Some do and some dont -- it depends on the goat kids really, some kids are from less fat producing breeds then others. Cows milk doesnt have a lot of butterfat in it comparably


----------



## Devin

I have a doeling that I raised on powedered goat milk (not cow). she did awesome on it, is bigger than her sister who was raised on goat milk and has been 100% healthy, not once has she had one problem!!! I think the biggest problem is people make the mistake of over feeding them . . . . Based on my own limited experience and the outcome I would do it again if needed. However, I do hope to raise future babies on regular goat milk.


----------



## newmama30+

I personally, use 1 gal of whole milk, take out enough to add in a cup of whipping cream, and a cup of butter milk, then add back what I can of the whole milk. I got the recipe from a friend that has milk goats.


----------



## RMADairyGoats

We bottle feed all our kids and milk the does and give that to the kids and if we don't have enough milk from the does than we buy whole cows milk and mix goat/cow milk together and feed it to them.


----------



## Jessaba

Like 2 years ago we had a buckling born and the mom had nothing to give him.....so we had to bottle raise him, it didn't matter either way but we were told to use milk replacer which we did...



if I have a goat in milk at the time a bottle baby needs to be bottled I will definitley milk her and give it to baby, but in the case I dont have that available is what I was asking about..

Thanks for the input!!


----------



## RMADairyGoats

I have heard to NEVER give milk replacer. I have read on many websites that it can kill goat kids. I guess it did not harm your guy but if you don't have a milking doe to feed the kids with I would use whole cow milk over the replacer.

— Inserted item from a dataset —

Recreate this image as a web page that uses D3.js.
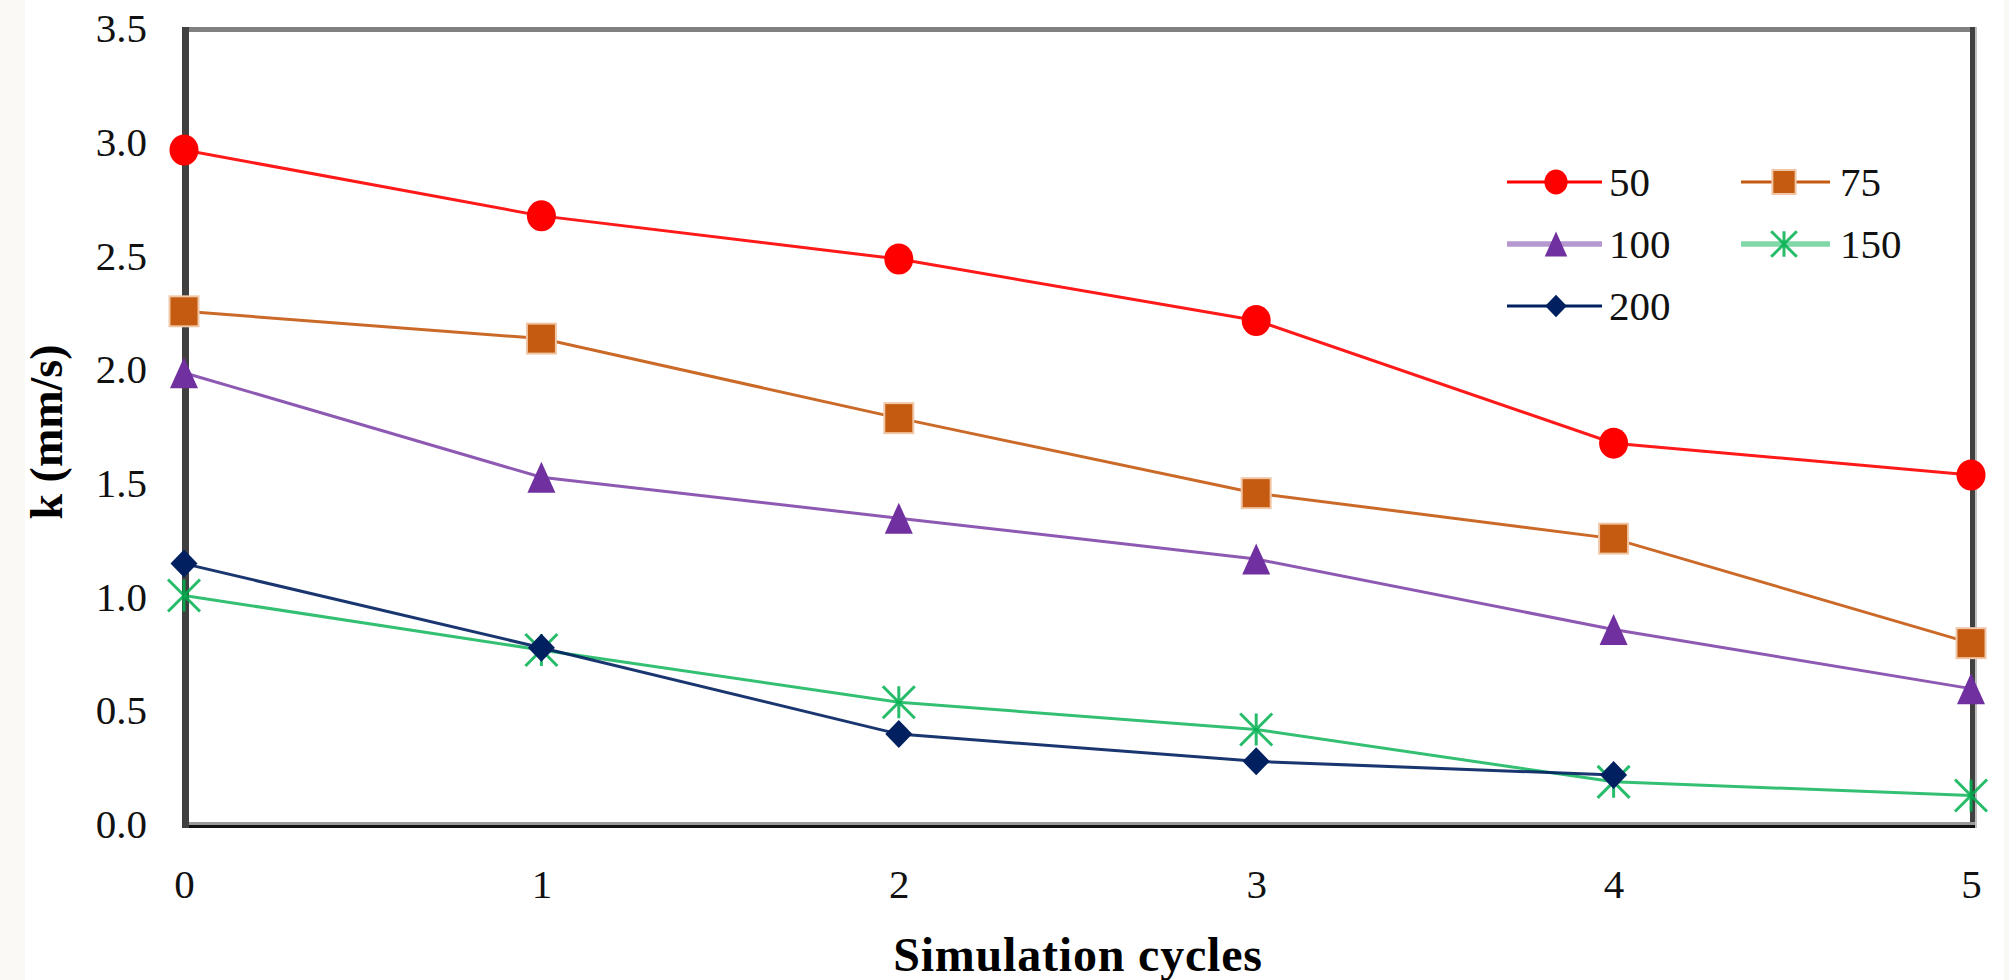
<!DOCTYPE html>
<html>
<head>
<meta charset="utf-8">
<script src="https://cdn.jsdelivr.net/npm/d3@7"></script>
<style>
  html, body { margin: 0; padding: 0; background: #ffffff; }
  svg { display: block; }
</style>
</head>
<body>
<svg id="chart" width="2009" height="980"></svg>
<script>
// ---- data ----
const cycles = [0, 1, 2, 3, 4, 5];
const yTicks = [0, 0.5, 1.0, 1.5, 2.0, 2.5, 3.0, 3.5];
const xTicks = [0, 1, 2, 3, 4, 5];
const seriesNames = ["50", "75", "100", "150", "200"];
const k50  = [2.97, 2.68, 2.49, 2.22, 1.68, 1.54];
const k75  = [2.26, 2.14, 1.79, 1.46, 1.26, 0.80];
const k100 = [1.99, 1.53, 1.35, 1.17, 0.86, 0.60];
const k150 = [1.01, 0.77, 0.54, 0.42, 0.19, 0.13];
const k200 = [1.15, 0.78, 0.40, 0.28, 0.22];
const xTitle = "Simulation cycles";
const yTitle = "k (mm/s)";

// ---- styles ----
const colors = ["#FF0000", "#C55A11", "#7030A0", "#00B050", "#002060"];
const shapes = ["circle", "square", "triangle", "star", "diamond"];
const values = [k50, k75, k100, k150, k200];

const svg = d3.select("#chart");
const W = 2009, H = 980;
svg.append("rect").attr("x", 0).attr("y", 0).attr("width", W).attr("height", H).attr("fill", "#ffffff");
svg.append("rect").attr("x", 0).attr("y", 0).attr("width", 25).attr("height", H).attr("fill", "#fbf9f6");
svg.append("rect").attr("x", 2004).attr("y", 0).attr("width", 5).attr("height", H).attr("fill", "#fbf9f6");

const x = d3.scaleLinear().domain([0, 5]).range([184, 1971]);
const y = d3.scaleLinear().domain([0, 3.5]).range([825, 29.5]);

const serif = "'Liberation Serif', 'DejaVu Serif', serif";

// ---- frame ----
const frame = svg.append("g");
frame.append("line").attr("x1", 183).attr("x2", 1974).attr("y1", 29.5).attr("y2", 29.5)
  .attr("stroke", "#808080").attr("stroke-width", 5);
frame.append("line").attr("x1", 1972.5).attr("x2", 1972.5).attr("y1", 27).attr("y2", 828)
  .attr("stroke", "#404040").attr("stroke-width", 5);
frame.append("line").attr("x1", 1976).attr("x2", 1976).attr("y1", 27).attr("y2", 828)
  .attr("stroke", "#c0c0c0").attr("stroke-width", 2);
frame.append("line").attr("x1", 183).attr("x2", 1975).attr("y1", 823.5).attr("y2", 823.5)
  .attr("stroke", "#999999").attr("stroke-width", 3);
frame.append("line").attr("x1", 183).attr("x2", 1975).attr("y1", 826.5).attr("y2", 826.5)
  .attr("stroke", "#111111").attr("stroke-width", 3);
frame.append("line").attr("x1", 185.5).attr("x2", 185.5).attr("y1", 27).attr("y2", 828)
  .attr("stroke", "#404040").attr("stroke-width", 7);

// ---- axes (labels only, no tick marks) ----
const yAxis = d3.axisLeft(y).tickValues(yTicks).tickFormat(d3.format(".1f")).tickSize(0).tickPadding(0);
const gy = svg.append("g").attr("transform", "translate(147,-1.5)").call(yAxis);
gy.select(".domain").remove();
gy.selectAll("text").attr("font-family", serif).attr("font-size", 41).attr("fill", "#111").attr("dy", "0.34em");

const xAxis = d3.axisBottom(x).tickValues(xTicks).tickFormat(d3.format("d")).tickSize(0).tickPadding(0);
const gx = svg.append("g").attr("transform", "translate(0,884)").call(xAxis);
gx.select(".domain").remove();
gx.selectAll("text").attr("font-family", serif).attr("font-size", 41).attr("fill", "#111").attr("dy", "0.34em");

// ---- titles ----
svg.append("text").attr("x", 1078).attr("y", 971).attr("text-anchor", "middle")
  .attr("font-family", serif).attr("font-weight", "bold").attr("font-size", 48)
  .attr("letter-spacing", 0.8).attr("fill", "#000")
  .text(xTitle);
svg.append("text").attr("transform", "translate(62,432) rotate(-90)").attr("text-anchor", "middle")
  .attr("font-family", serif).attr("font-weight", "bold").attr("font-size", 46).attr("fill", "#000")
  .text(yTitle);

// ---- marker drawing ----
function drawMarker(g, shape, color, cx, cy, s) {
  const sizes = {
    circle: [29, 31], square: [29, 30], triangle: [28, 31], diamond: [27, 28], star: [32, 32]
  };
  const [w0, h0] = sizes[shape];
  const w = w0 * s, h = h0 * s;
  if (shape === "circle") {
    g.append("ellipse").attr("cx", cx).attr("cy", cy).attr("rx", w / 2).attr("ry", h / 2).attr("fill", color);
  } else if (shape === "square") {
    g.append("rect").attr("x", cx - w / 2).attr("y", cy - h / 2).attr("width", w).attr("height", h)
      .attr("fill", color).attr("stroke", "#f0c8a8").attr("stroke-width", 2);
  } else if (shape === "triangle") {
    g.append("path").attr("d", `M${cx},${cy - h / 2}L${cx + w / 2},${cy + h / 2}L${cx - w / 2},${cy + h / 2}Z`)
      .attr("fill", color);
  } else if (shape === "diamond") {
    g.append("path").attr("d", `M${cx},${cy - h / 2}L${cx + w / 2},${cy}L${cx},${cy + h / 2}L${cx - w / 2},${cy}Z`)
      .attr("fill", color);
  } else if (shape === "star") {
    const hw = w / 2, hh = h / 2;
    g.append("path")
      .attr("d", `M${cx},${cy - hh}L${cx},${cy + hh}M${cx - hw},${cy - hh}L${cx + hw},${cy + hh}M${cx - hw},${cy + hh}L${cx + hw},${cy - hh}`)
      .attr("stroke", color).attr("stroke-width", 3).attr("fill", "none").attr("opacity", 0.85);
  }
}

// ---- series ----
const line = d3.line().x((d, i) => x(cycles[i])).y(d => y(d));
const plot = svg.append("g");
values.forEach((vals, si) => {
  plot.append("path").datum(vals).attr("d", line).attr("fill", "none")
    .attr("stroke", colors[si]).attr("stroke-width", 3).attr("stroke-opacity", si === 2 || si === 3 ? 0.8 : 0.9);
});
values.forEach((vals, si) => {
  const g = plot.append("g");
  vals.forEach((v, i) => drawMarker(g, shapes[si], colors[si], x(cycles[i]), y(v), 1));
});

// ---- legend ----
const legendPos = [
  { lx1: 1507, lx2: 1602, mx: 1556, tx: 1609, ly: 182 },
  { lx1: 1741, lx2: 1830, mx: 1784, tx: 1840, ly: 182 },
  { lx1: 1507, lx2: 1602, mx: 1556, tx: 1609, ly: 244 },
  { lx1: 1741, lx2: 1830, mx: 1784, tx: 1840, ly: 244 },
  { lx1: 1507, lx2: 1602, mx: 1556, tx: 1609, ly: 306 }
];
const legendLineStyle = [
  { c: "#FF0000", w: 3 }, { c: "#C55A11", w: 3 }, { c: "#b598d0", w: 5.5 }, { c: "#80d8a8", w: 5.5 }, { c: "#002060", w: 3 }
];
const lg = svg.append("g");
seriesNames.forEach((name, si) => {
  const p = legendPos[si];
  lg.append("line").attr("x1", p.lx1).attr("x2", p.lx2).attr("y1", p.ly).attr("y2", p.ly)
    .attr("stroke", legendLineStyle[si].c).attr("stroke-width", legendLineStyle[si].w);
  drawMarker(lg, shapes[si], colors[si], p.mx, p.ly, 0.8);
  lg.append("text").attr("x", p.tx).attr("y", p.ly).attr("dy", "0.34em")
    .attr("font-family", serif).attr("font-size", 41).attr("fill", "#111").text(name);
});
</script>
</body>
</html>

JMO


----------



## Jessaba

Yes I don't like using the milk replacer..especially since I've heard that it can kill...which is why I wanted something else to use! Thanks sooo much


----------



## StaceyRosado

I believe stating it can kill is a way overstatement! Some replacers are better then others. I like the Land-O-lakes its straight powdered goat milk.


----------



## keren

I agree stacey. All replacers are not created equal. You want one that is all milk, no soy. And you want the 20-20 rule - 20% protein, 20% fat. Usually the cheap replacers have soy and fillers and that is where people have issues. But then, I think not all goat kids are created equal either. I've always used replacer, a very high quality one, never had any problems, a few years ago I had two little doe kids really not tolerate it at all, chronic bloat which I lost one of them from, even after we'd punctured her rumen twice (although she ultimately passed because the vet punctured her lungs trying to get a tube into her stomach! grrrr! she may have survived if he hadnt done that I dont know), the surviving kid I switched to store bought cows milk and she did fine. At the moment my bottle baby is on goats milk, and when I dont have enough of that I use powdered/instant milk that you get at the supermarket - not replacer, just powdered cows milk for humans to drink


----------



## RachelDawson

keren said:


> I agree stacey. All replacers are not created equal. You want one that is all milk, no soy. And you want the 20-20 rule - 20% protein, 20% fat. Usually the cheap replacers have soy and fillers and that is where people have issues. But then, I think not all goat kids are created equal either. I've always used replacer, a very high quality one, never had any problems, a few years ago I had two little doe kids really not tolerate it at all, chronic bloat which I lost one of them from, even after we'd punctured her rumen twice (although she ultimately passed because the vet punctured her lungs trying to get a tube into her stomach! grrrr! she may have survived if he hadnt done that I dont know), the surviving kid I switched to store bought cows milk and she did fine. At the moment my bottle baby is on goats milk, and when I dont have enough of that I use powdered/instant milk that you get at the supermarket - not replacer, just powdered cows milk for humans to drink


We've never had issues with the one we use. A few years ago we had one get an upset stomach but we had to change to replacer without any slow change as the mom got mastitis and wouldn't feed her twins. That cleared of on its own in a day or two and he's happily living on our farm since


----------



## goathiker

Wow this thread is over 8 years old


----------



## RachelDawson

goathiker said:


> Wow this thread is over 8 years old


Oh geez I posted on the wrong thread‍♀ Sorry.


----------



## toth boer goats

Yep, been a while.


----------



## Madgoat

I used Meyenberg Whole Powdered Goat milk for 2 of my goats and they thrived wonderfully on it.


----------